Nigeria got her independence in 1960, six years down the road, precisely on January 15, 1966, the First Republic fell in a bloody military coup d’état. Is it plausible to contend that in a six years period Nigeria’s foreign policy had traversed the bronze and silver era to the golden era? We have had conceptual metamorphosis and mutations in Nigeria’s foreign policy orientations, but none of these metamorphosis and mutations, can we in all seriousness dub as representing the golden epoch in Nigerian foreign policy pursuit. Perhaps in the future, foreign policy historians can look back and periodise, but to do so now is tantamount to poking fun at the concept of golden.

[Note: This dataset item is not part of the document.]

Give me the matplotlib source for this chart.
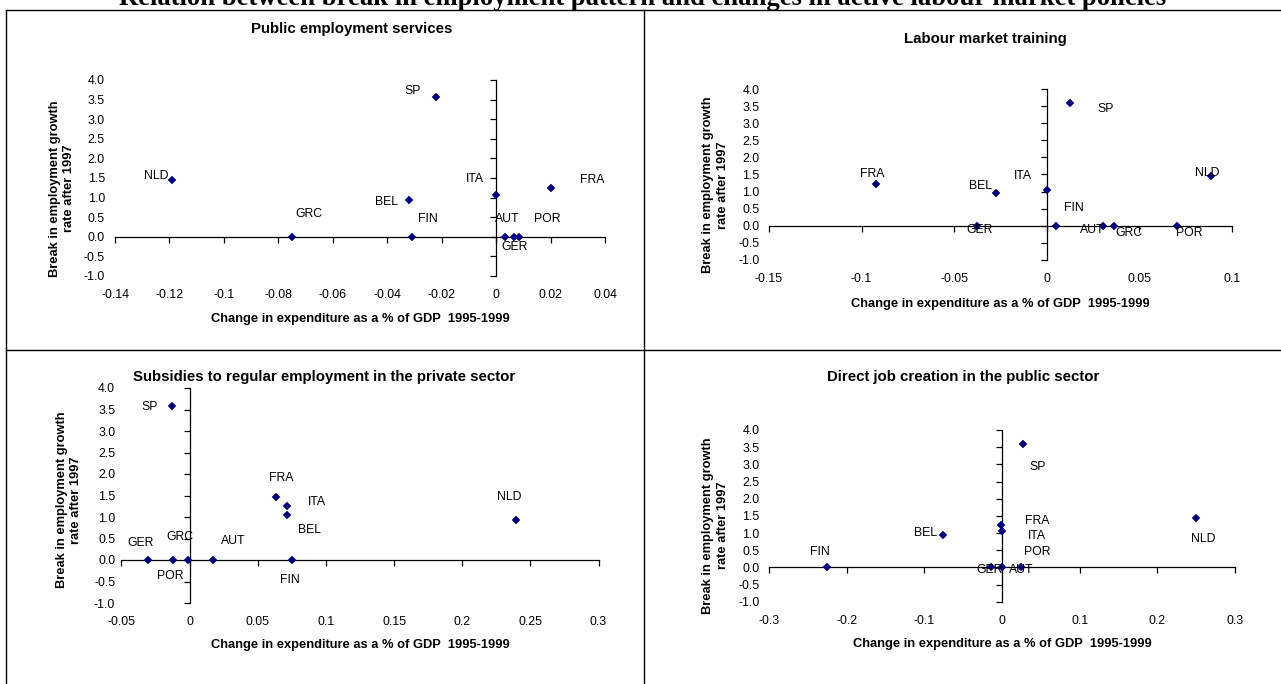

Lastly, the appointment of mostly military professionals as National Security Advisers. The advice by Akinyemi that the scope of appointees for the office of the NSA should be enlarged to include non-military professionals is conceptually unimpeachable. Security is beyond only military considerations. Security, like strategy, is all encompassing, totalistic, embracing both military and non-military issues alike. On account of this fact, the global best practice is to appoint subject specialists especially in the areas of security, defence and strategic studies as National Security Advisers, whether from the academia or military.

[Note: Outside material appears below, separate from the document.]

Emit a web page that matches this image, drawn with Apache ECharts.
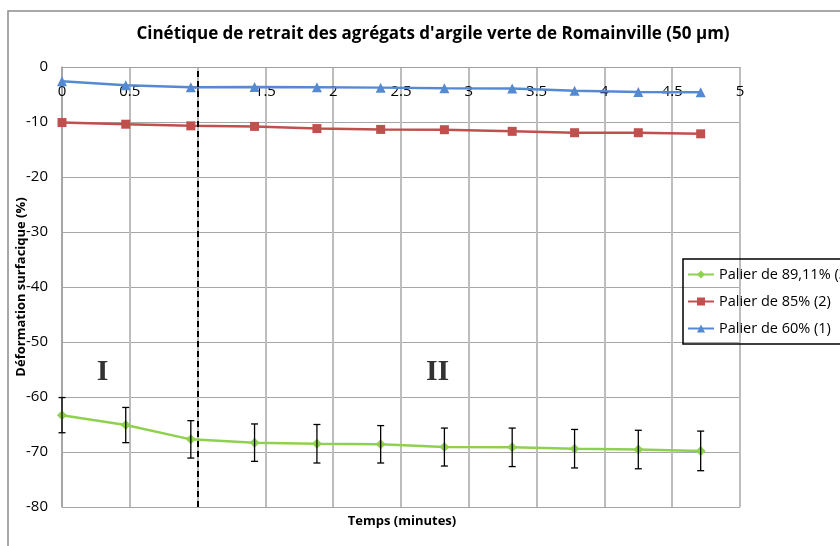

The military mentality that pervades the appointment of NSA in Nigeria needs to be discouraged forthwith. It is to be expected that in the next democratic dispensation commencing in 2023, the NSA must be someone that looks at security issues from multiple perspectives that cuts across cultural, political, economic, social, technological, agricultural and not just from the prism of military intelligence. Just as Akinyemi performed exceedingly well in his remits as director-general of NIIA and minister of Foreign Affairs, in a similar manner, had he been appointed the NSA he could equally brought his immensity of thought to our security sector. Happy birthday Prof!
Pine wrote from Ikpayongo Town, Benue State.